Since we had to drop someone off first, I opted for the back seat. I had first felt that the rear passenger area was just too small for realistic use, but as I finally squeezed into the seat and sat for a while, I began to appreciate how such a small car could have such a surprising amount of room. I mean, this is no limo by any means, but I had ample head and leg room - when the front passenger moved his seat way up - so I wasn't complaining; at least, on this short trip. But it was still good to get out after a few minutes.
The trunk behind the rear seats is surprisingly large, too. Just like the first 500, Fiat has pushed the four wheels all the way to the corners to give as much room inside the car as possible.
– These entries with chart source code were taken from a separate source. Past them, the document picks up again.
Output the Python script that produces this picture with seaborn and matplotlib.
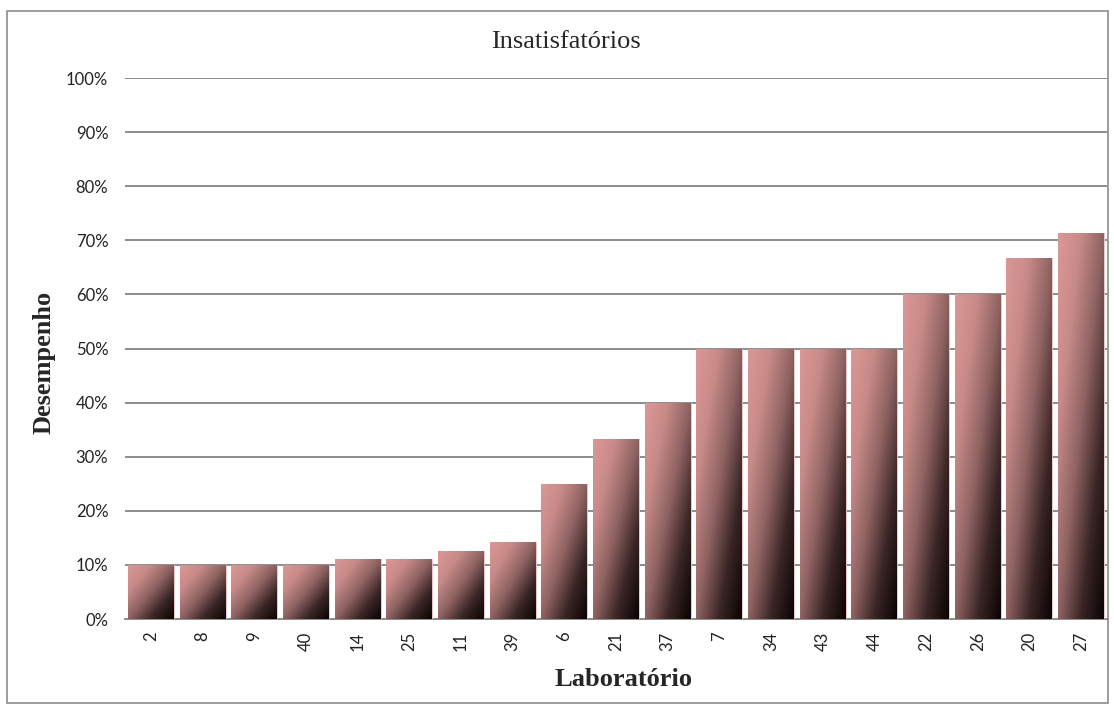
import numpy as np
import pandas as pd
import matplotlib
matplotlib.use('Agg')
import matplotlib.pyplot as plt
import seaborn as sns
from matplotlib.colors import LinearSegmentedColormap
from matplotlib.ticker import PercentFormatter
from matplotlib.patches import Rectangle

# data
labs = ['2', '8', '9', '40', '14', '25', '11', '39', '6', '21', '37',
        '7', '34', '43', '44', '22', '26', '20', '27']
desempenho = [0.10, 0.10, 0.10, 0.10, 0.111, 0.111, 0.125, 0.143, 0.25, 0.333, 0.40,
              0.50, 0.50, 0.50, 0.50, 0.60, 0.60, 0.667, 0.714]
yticks = [0, 0.1, 0.2, 0.3, 0.4, 0.5, 0.6, 0.7, 0.8, 0.9, 1.0]

df = pd.DataFrame({'lab': labs, 'val': desempenho})

sns.set_style('white')
plt.rcParams['font.family'] = ['Lato', 'DejaVu Sans']

fig = plt.figure(figsize=(11.14, 7.06), dpi=100)
ax = fig.add_axes([0.1122, 0.1232, 0.8815, 0.7663])

sns.barplot(data=df, x='lab', y='val', order=labs, width=0.89,
            color='#D99694', ax=ax, zorder=3)

# diagonal gradient pink (top-left) -> black (bottom-right) inside each bar
cmap = LinearSegmentedColormap.from_list(
    'bar', ['#DA9896', '#C88A88', '#8E6362', '#3A2525', '#0A0404'])
gx, gy = np.meshgrid(np.linspace(0, 1, 64), np.linspace(0, 1, 256))
grad = (gx + gy) / 2  # origin upper: row 0 = top
for p in ax.patches:
    x0, y0 = p.get_x(), p.get_y()
    w, h = p.get_width(), p.get_height()
    im = ax.imshow(grad, cmap=cmap, vmin=0, vmax=1, aspect='auto',
                   extent=[x0, x0 + w, y0, y0 + h], origin='upper', zorder=4)
    im.set_clip_path(p)
    p.set_edgecolor('#E8C8C7')
    p.set_linewidth(0.6)

ax.set_xlim(-0.5, len(labs) - 0.5)
ax.set_ylim(0, 1.0)
ax.set_yticks(yticks)
ax.yaxis.set_major_formatter(PercentFormatter(1.0, decimals=0))
ax.yaxis.grid(True, color='#8C8C8C', linewidth=1.4, zorder=1)
ax.set_axisbelow(True)
for s in ['top', 'right', 'left']:
    ax.spines[s].set_visible(False)
ax.spines['bottom'].set_color('#8C8C8C')
ax.spines['bottom'].set_linewidth(1.4)
ax.tick_params(axis='y', length=0, pad=12, labelsize=12, labelcolor='#222222')
ax.tick_params(axis='x', length=0, pad=9, labelsize=12, labelcolor='#222222',
               labelrotation=90)

ax.set_xlabel('')
ax.set_ylabel('')
fig.text(0.56, 0.038, 'Laboratório', ha='center', va='center',
         family='Liberation Serif', fontweight='bold', fontsize=19)
fig.text(0.04, 0.487, 'Desempenho', ha='center', va='center', rotation=90,
         family='Liberation Serif', fontweight='bold', fontsize=19)
fig.text(0.508, 0.941, 'Insatisfatórios', ha='center', va='center',
         family='Liberation Serif', fontsize=19)

# outer chart border
fig.patches.append(Rectangle((0.0065, 0.0045), 0.9885, 0.98, transform=fig.transFigure,
                             fill=False, edgecolor='#8C8C8C', linewidth=1.2))

fig.savefig('out.png', dpi=100)
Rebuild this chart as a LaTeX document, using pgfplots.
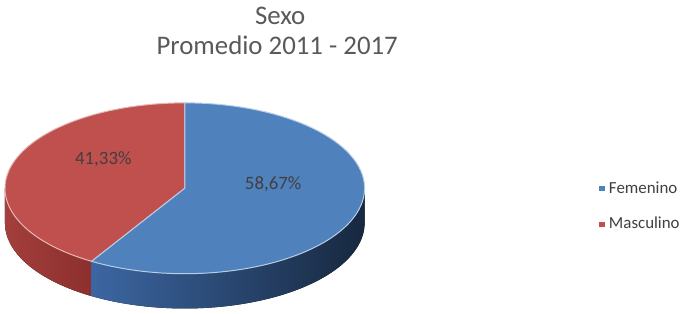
\documentclass[border=0pt]{standalone}
\usepackage{fontspec}
\setmainfont{Carlito}
\usepackage{pgfplots}
\usepackage{pgfplotstable}
\pgfplotsset{compat=1.18}
\usepgfplotslibrary{fillbetween}
\definecolor{femtop}{HTML}{4F81BD}
\definecolor{mastop}{HTML}{C0504D}
\definecolor{femwallL}{HTML}{3C66A2}
\definecolor{femwallR}{HTML}{17283F}
\definecolor{maswallL}{HTML}{A33F3C}
\definecolor{maswallR}{HTML}{8C2F2D}
\definecolor{titlegray}{HTML}{595959}
\definecolor{labelgray}{HTML}{404040}
\pgfplotsset{sqlegend/.style={legend image code/.code={\fill[##1] (0pt,-1.3pt) rectangle (2.6pt,1.3pt);}}}
\begin{document}
\begin{tikzpicture}
\pgfplotstableread{
sexo value
Femenino 58.67
Masculino 41.33
}\datatable
\pgfplotstablegetelem{0}{value}\of\datatable \let\vF\pgfplotsretval
\pgfplotstablegetelem{1}{value}\of\datatable \let\vM\pgfplotsretval
\pgfmathsetmacro\aS{90+3.6*\vM}
\pgfmathsetmacro\aE{\aS+3.6*\vF}
\def\cx{186}\def\cy{126}\def\rx{181}\def\ry{86}\def\dd{35}
\begin{axis}[scale only axis, width=345pt, height=157.5pt,
  xmin=0, xmax=690, ymin=0, ymax=315, axis lines=none, clip=false,
  legend style={at={(axis cs:597,107.5)}, anchor=west, draw=none, fill=none,
    font=\fontsize{8.5}{10}\selectfont\color{labelgray}, row sep=8.5pt,
    nodes={inner ysep=1pt, inner xsep=2.2pt}},
  legend cell align=left]
\path (axis cs:0,0) (axis cs:690,315);
% red wall
\addplot[name path=rt, draw=none, domain=180:\aS, samples=40, forget plot] ({\cx+\rx*cos(x)},{\cy+\ry*sin(x)});
\addplot[name path=rb, draw=none, domain=180:\aS, samples=40, forget plot] ({\cx+\rx*cos(x)},{\cy-\dd+\ry*sin(x)});
\addplot[left color=maswallL, right color=maswallR, draw=none, forget plot] fill between[of=rt and rb];
% blue wall
\addplot[name path=bt, draw=none, domain=\aS:360, samples=60, forget plot] ({\cx+\rx*cos(x)},{\cy+\ry*sin(x)});
\addplot[name path=bb, draw=none, domain=\aS:360, samples=60, forget plot] ({\cx+\rx*cos(x)},{\cy-\dd+\ry*sin(x)});
\addplot[left color=femwallL, right color=femwallR, draw=none, forget plot] fill between[of=bt and bb];
% top faces
\addplot[fill=mastop, draw=mastop!40!white, line width=0.5pt, domain=90:\aS, samples=60, forget plot]
  ({\cx+\rx*cos(x)},{\cy+\ry*sin(x)}) -- (axis cs:\cx,\cy) -- cycle;
\addplot[fill=femtop, draw=femtop!40!white, line width=0.5pt, domain=\aS:\aE, samples=80, forget plot]
  ({\cx+\rx*cos(x)},{\cy+\ry*sin(x)}) -- (axis cs:\cx,\cy) -- cycle;
% labels
\node[font=\fontsize{9.5}{11}\selectfont, text=labelgray] at (axis cs:104,155) {41,33\%};
\node[font=\fontsize{9.5}{11}\selectfont, text=labelgray] at (axis cs:275,130) {58,67\%};
% title
\node[font=\fontsize{13.5}{16}\selectfont, text=titlegray] at (axis cs:282,300) {Sexo};
\node[font=\fontsize{13.5}{16}\selectfont, text=titlegray] at (axis cs:279,270) {Promedio 2011 - 2017};
% legend
\addlegendimage{sqlegend, fill=femtop, draw=none}
\addlegendentry{Femenino}
\addlegendimage{sqlegend, fill=mastop, draw=none}
\addlegendentry{Masculino}
\end{axis}
\end{tikzpicture}
\end{document}
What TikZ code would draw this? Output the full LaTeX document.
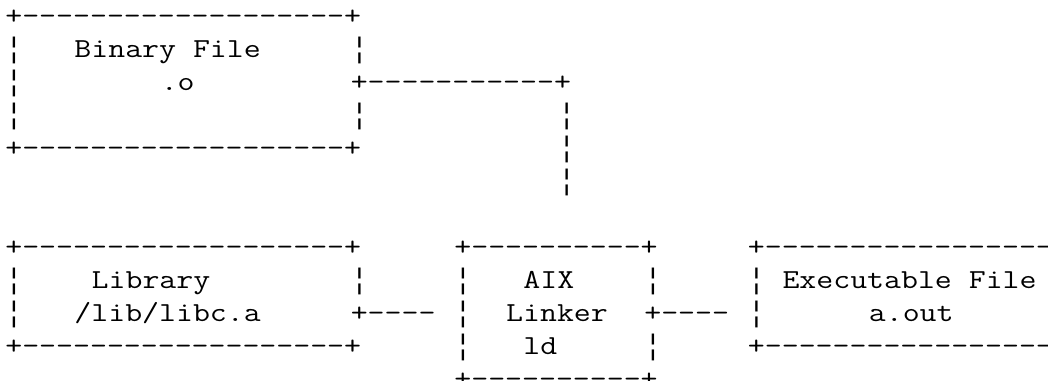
\documentclass[tikz,border=0pt]{standalone}
\usepackage{graphicx}
\usepackage{fontspec}
\newfontfamily\barfont{Liberation Mono}
\newcommand\dashes[1]{\count255=0 \loop\ifnum\count255<#1 -\kern0pt\advance\count255 by 1 \repeat}
\tikzset{
  ascii/.style={anchor=base west, inner sep=0pt, outer sep=0pt,
    font=\fontsize{27.5}{33}\selectfont\ttfamily, text=black}
}
\newcommand\asc[4]{\node[ascii] (#1) at ({5.37+17.27*#2},{-(24.3+33*(#3-1))}) {\scalebox{1.196}[1]{#4}};}
\newcommand\vb{\scalebox{0.836}[1]{\fontsize{28.8}{33}\barfont ¦}}
\begin{document}
\begin{tikzpicture}[x=1pt,y=1pt]
\useasboundingbox (0,0) rectangle (1048,-380);
\clip (0,0) rectangle (1048,-380);
% Binary file box
\asc{bt}{0}{1}{+\dashes{19}+}
\asc{bl2}{0}{2}{\vb}
\asc{binlabel}{4}{2}{Binary File}
\asc{br2}{20}{2}{\vb}
\asc{bl3}{0}{3}{\vb}
\asc{binext}{9}{3}{.o}
\asc{c1}{20}{3}{+\dashes{11}+}
\asc{bl4}{0}{4}{\vb}
\asc{br4}{20}{4}{\vb}
\asc{v4}{32}{4}{\vb}
\asc{bb}{0}{5}{+\dashes{19}+}
\asc{v5}{32}{5}{\vb}
\asc{v6}{32}{6}{\vb}
% bottom row
\asc{lt}{0}{8}{+\dashes{19}+}
\asc{at}{26}{8}{+\dashes{10}+}
\asc{et}{43}{8}{+\dashes{18}}
\asc{ll9}{0}{9}{\vb}
\asc{liblabel}{5}{9}{Library}
\asc{lr9}{20}{9}{\vb}
\asc{al9}{26}{9}{\vb}
\asc{aix}{30}{9}{AIX}
\asc{ar9}{37}{9}{\vb}
\asc{el9}{43}{9}{\vb}
\asc{exelabel}{45}{9}{Executable File}
\asc{ll10}{0}{10}{\vb}
\asc{libpath}{4}{10}{/lib/libc.a}
\asc{c2}{20}{10}{+\dashes{4}}
\asc{al10}{26}{10}{\vb}
\asc{linker}{29}{10}{Linker}
\asc{c3}{37}{10}{+\dashes{4}}
\asc{el10}{43}{10}{\vb}
\asc{aout}{50}{10}{a.out}
\asc{lb}{0}{11}{+\dashes{19}+}
\asc{al11}{26}{11}{\vb}
\asc{ld}{30}{11}{ld}
\asc{ar11}{37}{11}{\vb}
\asc{eb}{43}{11}{+\dashes{18}}
\asc{ab}{26}{12}{+\dashes{10}+}
\end{tikzpicture}
\end{document}
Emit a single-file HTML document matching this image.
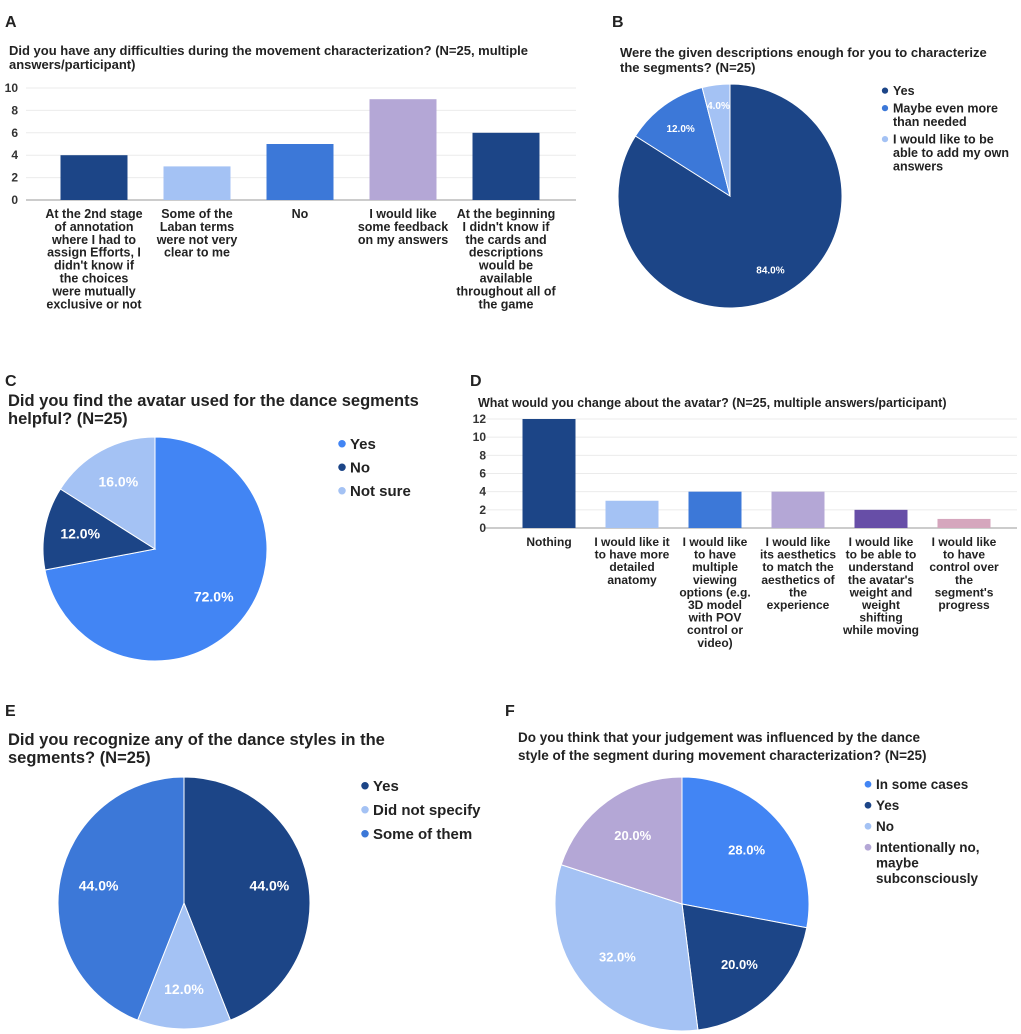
<!DOCTYPE html>
<html><head><meta charset="utf-8"><style>
body{margin:0;background:#fff;width:1021px;height:1034px;overflow:hidden}
svg{display:block;font-family:"Liberation Sans",Arial,sans-serif}
text{font-weight:bold}
</style></head><body>
<svg id="s" width="1021" height="1034" viewBox="0 0 1021 1034">
<g id="static" fill="#222">
<text x="5" y="27" font-size="16">A</text>
<text x="9" y="55" font-size="13">Did you have any difficulties during the movement characterization? (N=25, multiple</text>
<text x="9" y="69" font-size="13">answers/participant)</text>
<text x="612" y="27" font-size="16">B</text>
<text x="620" y="57" font-size="13">Were the given descriptions enough for you to characterize</text>
<text x="620" y="72" font-size="13">the segments? (N=25)</text>
<text x="5" y="386" font-size="16">C</text>
<text x="8" y="406" font-size="16.5">Did you find the avatar used for the dance segments</text>
<text x="8" y="424" font-size="16.5">helpful? (N=25)</text>
<text x="470" y="386" font-size="16">D</text>
<text x="478" y="407" font-size="12.5">What would you change about the avatar? (N=25, multiple answers/participant)</text>
<text x="5" y="716" font-size="16">E</text>
<text x="8" y="745" font-size="16.5">Did you recognize any of the dance styles in the</text>
<text x="8" y="763" font-size="16.5">segments? (N=25)</text>
<text x="505" y="716" font-size="16">F</text>
<text x="518" y="742" font-size="13.5">Do you think that your judgement was influenced by the dance</text>
<text x="518" y="760" font-size="13.5">style of the segment during movement characterization? (N=25)</text>
</g>
</svg>
<script>
const aCats=[["At the 2nd stage","of annotation","where I had to","assign Efforts, I","didn't know if","the choices","were mutually","exclusive or not"],["Some of the","Laban terms","were not very","clear to me"],["No"],["I would like","some feedback","on my answers"],["At the beginning","I didn't know if","the cards and","descriptions","would be","available","throughout all of","the game"]];
const aVals=[4,3,5,9,6];
const aTicks=[0,2,4,6,8,10];
const dCats=[["Nothing"],["I would like it","to have more","detailed","anatomy"],["I would like","to have","multiple","viewing","options (e.g.","3D model","with POV","control or","video)"],["I would like","its aesthetics","to match the","aesthetics of","the","experience"],["I would like","to be able to","understand","the avatar's","weight and","weight","shifting","while moving"],["I would like","to have","control over","the","segment's","progress"]];
const dVals=[12,3,4,4,2,1];
const dTicks=[0,2,4,6,8,10,12];
const bLabels=["Yes","Maybe even more|than needed","I would like to be|able to add my own|answers"];
const bVals=[84,12,4];
const cLabels=["Yes","No","Not sure"];
const cVals=[72,12,16];
const eLabels=["Yes","Did not specify","Some of them"];
const eVals=[44,12,44];
const fLabels=["In some cases","Yes","No","Intentionally no,|maybe|subconsciously"];
const fVals=[28,20,32,20];

const NS="http://www.w3.org/2000/svg",S=document.getElementById('s');
function el(t,a,p){const e=document.createElementNS(NS,t);for(const k in a)e.setAttribute(k,a[k]);(p||S).appendChild(e);return e;}
const DK="#1c4587",LT="#a4c2f4",MD="#3c78d8",LV="#b4a7d6",PU="#674ea7",PK="#d5a6bd",GB="#4285f4";

function bar(cats,vals,ticks,o,colors,name){
  const g=el('g',{});
  
  
  const max=ticks[ticks.length-1];
  const y=v=>o.y0-(v/max)*(o.y0-o.y1);
  const x=i=>o.c0+i*o.step;
  ticks.forEach(t=>{
    const l=el('line',{x1:o.gx0,x2:o.gx1,y1:y(t),y2:y(t),stroke:t?"#ebebeb":"#bbb","stroke-width":t?1:1.5},g);
    
    
    const tx=el('text',{x:o.tx,y:y(t)+4,"font-size":12,"text-anchor":"end",fill:"#333"},g);
    tx.textContent=t;
    
    
  });
  vals.forEach((v,i)=>{
    const r=el('rect',{x:x(i)-o.bw/2,y:y(v),width:o.bw,height:o.y0-y(v),fill:colors[i]},g);
    
    
    cats[i].forEach((s,j)=>{
      const t=el('text',{x:x(i),y:o.ly+j*o.lh,"font-size":o.fs,"text-anchor":"middle",fill:"#222"},g);
      t.textContent=s;
      
      
    });
  });
}
bar(aCats,aVals,aTicks,{y0:200,y1:88,c0:94,step:103,bw:67,gx0:26,gx1:576,tx:18,ly:218,lh:12.9,fs:12.5},[DK,LT,MD,LV,DK],'chart-a');
bar(dCats,dVals,dTicks,{y0:528,y1:419,c0:549,step:83,bw:53,gx0:485,gx1:1017,tx:486,ly:546,lh:12.6,fs:12},[DK,LT,MD,LV,PU,PK],'chart-d');

function pie(vals,labels,colors,o,name){
  const g=el('g',{});
  
  
  const tot=vals.reduce((a,b)=>a+b,0);let a0=0;
  vals.forEach((v,i)=>{
    const a1=a0+v/tot*2*Math.PI;
    const p=(a)=>[o.cx+o.r*Math.sin(a),o.cy-o.r*Math.cos(a)];
    const [x0,y0]=p(a0),[x1,y1]=p(a1);
    const s=el('path',{d:`M${o.cx},${o.cy}L${x0},${y0}A${o.r},${o.r} 0 ${a1-a0>Math.PI?1:0} 1 ${x1},${y1}Z`,fill:colors[i],stroke:"#fff","stroke-width":1},g);
    
    
    const am=(a0+a1)/2,rr=o.r*(v/tot<0.06?0.82:o.lf);
    const t=el('text',{x:o.cx+rr*Math.sin(am),y:o.cy-rr*Math.cos(am)+4,"font-size":o.pfs,"text-anchor":"middle",fill:"#fff"},g);
    t.textContent=(v/tot*100).toFixed(1)+"%";
    
    
    a0=a1;
  });
  let ly=o.ly;
  labels.forEach((L,i)=>{
    const c=el('circle',{cx:o.lx-8,cy:ly-o.lfs*0.35,r:o.lfs*0.25,fill:colors[i]},g);
    
    
    const parts=L.split('|');
    parts.forEach((s,j)=>{
      const t=el('text',{x:o.lx,y:ly+j*o.llh,"font-size":o.lfs,fill:"#222"},g);
      t.textContent=s;
      
      
    });
    ly+=parts.length*o.llh+o.lgap;
  });
}
pie(bVals,bLabels,[DK,MD,LT],{cx:730,cy:196,r:112,lf:0.75,pfs:10,lx:893,ly:95,llh:13.5,lgap:4,lfs:12.5},'chart-b');
pie(cVals,cLabels,[GB,DK,LT],{cx:155,cy:549,r:112,lf:0.68,pfs:14,lx:350,ly:449,llh:23.5,lgap:0,lfs:15},'chart-c');
pie(eVals,eLabels,[DK,LT,MD],{cx:184,cy:903,r:126,lf:0.69,pfs:14,lx:373,ly:791,llh:24,lgap:0,lfs:15},'chart-e');
pie(fVals,fLabels,[GB,DK,LT,LV],{cx:682,cy:904,r:127,lf:0.66,pfs:13,lx:876,ly:789,llh:15.5,lgap:5.5,lfs:13.5},'chart-f');
</script>
</body></html>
The cargo area is big enough for a small run of groceries, and if you need more room then, of course, the rear seats fold down.
So then it was my turn behind the wheel for a run around Media City and beyond. I adjusted the seat to a decent position and prepared to put it in gear. "Keep it in sport mode, otherwise it's a dog," said Whitehead. "But the key is to keep the revs above 3,000rpm. If you can do that, it's a great little car."
He had one more tip for me that was perhaps the most surprising. "Just use the manual shift mode," Whitehead pointed out, "and drive it like it's a manual gearbox."
That didn't mean just shifting when you wanted to change gear; he was also talking about using the throttle pedal to time the engine to the shift, like you might when downshifting a real manual gearbox. It's something you'd never think about with an automatic, but I was game to give it a try.
Taking off, I remarked that it's still got no go at lower speeds. But keeping the gearbox in manual meant that I could control the revs more, and I kept the tachometer above 3,000rpm when possible. And if you can do that, depending on the traffic, then yes, it's a fun little car.
The engine screams as you let it go, but the car gets more sprightly with the higher revs, and darting in and out of traffic is a breeze and a blast, especially considering the size of the little 500. To make things even better, the handling and steering are crisp and taut, and it seems you could turn the Fiat on a dirham with no screeching or understeer.
And when you need to downshift, blipping the throttle just after nudging the gear selector helps take up the slack of the long time between shifts, smoothing out the transition. Gone is the lurching as the engine speed is forced to catch up with the lower gear; now the 500 feels like a proper sports - make that sporty - car.
All this shifting and pedal pushing doesn't just make things smoother, either; it makes a driver much more involved with the 500. It's almost like having a manual gearbox, though there is no clutch to think about. The little hatchback still isn't so good from a stoplight, but once you get up to speed, the zippy handling and the focused method of driving had me smiling as our ride came to an end, and I shook my passenger's hand.
Richard, I thank you. My dreams of Italian cappuccinos and long-legged beauties are once again renewed. And you've given me a new-found respect for the little Fiat 500.
Though, I'd still prefer a proper manual gearbox.